Putin acknowledges that Western sanctions have started to hurt Russia’s oil and gas industry

OSTN Staff

A general view shows a natural and associated petroleum gas processing plant in the Yarakta Oil Field, owned by Irkutsk Oil Company (INK), in Irkutsk Region, Russia March 11, 2019.
A general view shows a natural and associated petroleum gas processing plant in the Yarakta Oil Field, owned by Irkutsk Oil Company (INK), in Irkutsk Region, Russia March 11, 2019.

  • President Vladimir Putin on Thursday said Western sanctions are disrupting the Russian energy sector.
  • Putin’s comments come as the European Union looks to decrease its dependence on Russian oil and gas.
  • But Putin warned that those aiming to shut out Russian suppliers could face consequences. 

Russian President Vladimir Putin on Thursday acknowledged that Western sanctions have already begun to upset Russia’s energy industry and warned that further global disruption to the country’s oil sector could have “extremely painful” consequences for those aiming to stymie Russia’s economy.

Putin made the comments during a government video meeting from his home near Moscow on Thursday, according to media reports. The president said banks from “unfriendly countries” were straining Russian energy exports by delaying the transfer of payments. 

The president’s admission comes as many of Russia’s biggest energy customers in the European Union contemplate banning Russian oil and gas deliveries to punish Russia for its war in Ukraine. The massive trading bloc has resisted the move so far because of the large costs it would incur for many European countries, but officials are growing uncomfortable continuing to finance Moscow amid the conflict in Ukraine.

While the EU has not yet issued a full ban, some of the sector’s funding and technology have been targeted by sanctions and some trading partners are avoiding Russian energy altogether. Both the US and Canada have banned Russian oil and gas imports, leading to staggering gas prices.

But amid the West’s attempts to decrease reliance on Russian energy sources, Putin warned that those aiming to shut out Russian suppliers would face consequences. The president on Thursday stressed that there is a scarcity of natural gas on the global market, and predicted that if Europe looks to other countries to provide energy imports, the effects will be felt in people’s standard of living.
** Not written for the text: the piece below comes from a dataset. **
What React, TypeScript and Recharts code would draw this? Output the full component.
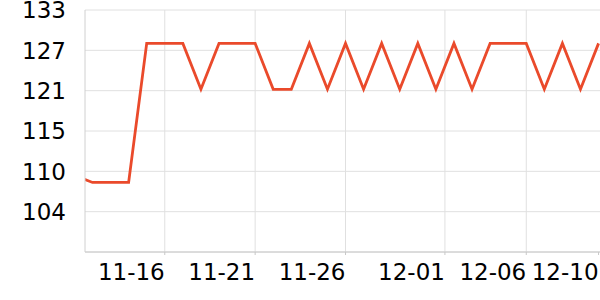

“There is no reasonable alternative to Russian gas in Europe,” he said, according to The New York Times.

Russia’s crude is already being traded at a massive discount on the global market, as plummeting demand has led to a drop in crude-oil production that is impacting the entire Russian energy supply chain, according to The Wall Street Journal. Gas and oil sales made up 45% of Russia’s federal budget in 2021, the outlet reported, and economists are warning that unemployment, inflation, and a recession are in Russia’s near future. 

Putin on Thursday said Russia needs to replace sanctioned equipment with substitutes and reorient gas sales from European buyers to the Asian market. But doing so could take years, The Journal reported, due to underdeveloped shipping networks and pipelines. 

But even despite Putin’s acknowledgment of hardship, Russia is expected to rake in roughly $9.6 billion from energy sales in April, according to estimates from the country’s finance ministry. Even amid sanctions, Russia has enough customers to keep the sector afloat. India has bought at least 13 million barrels of Russian oil since the war started, according to Reuters, and China remains a buyer as well.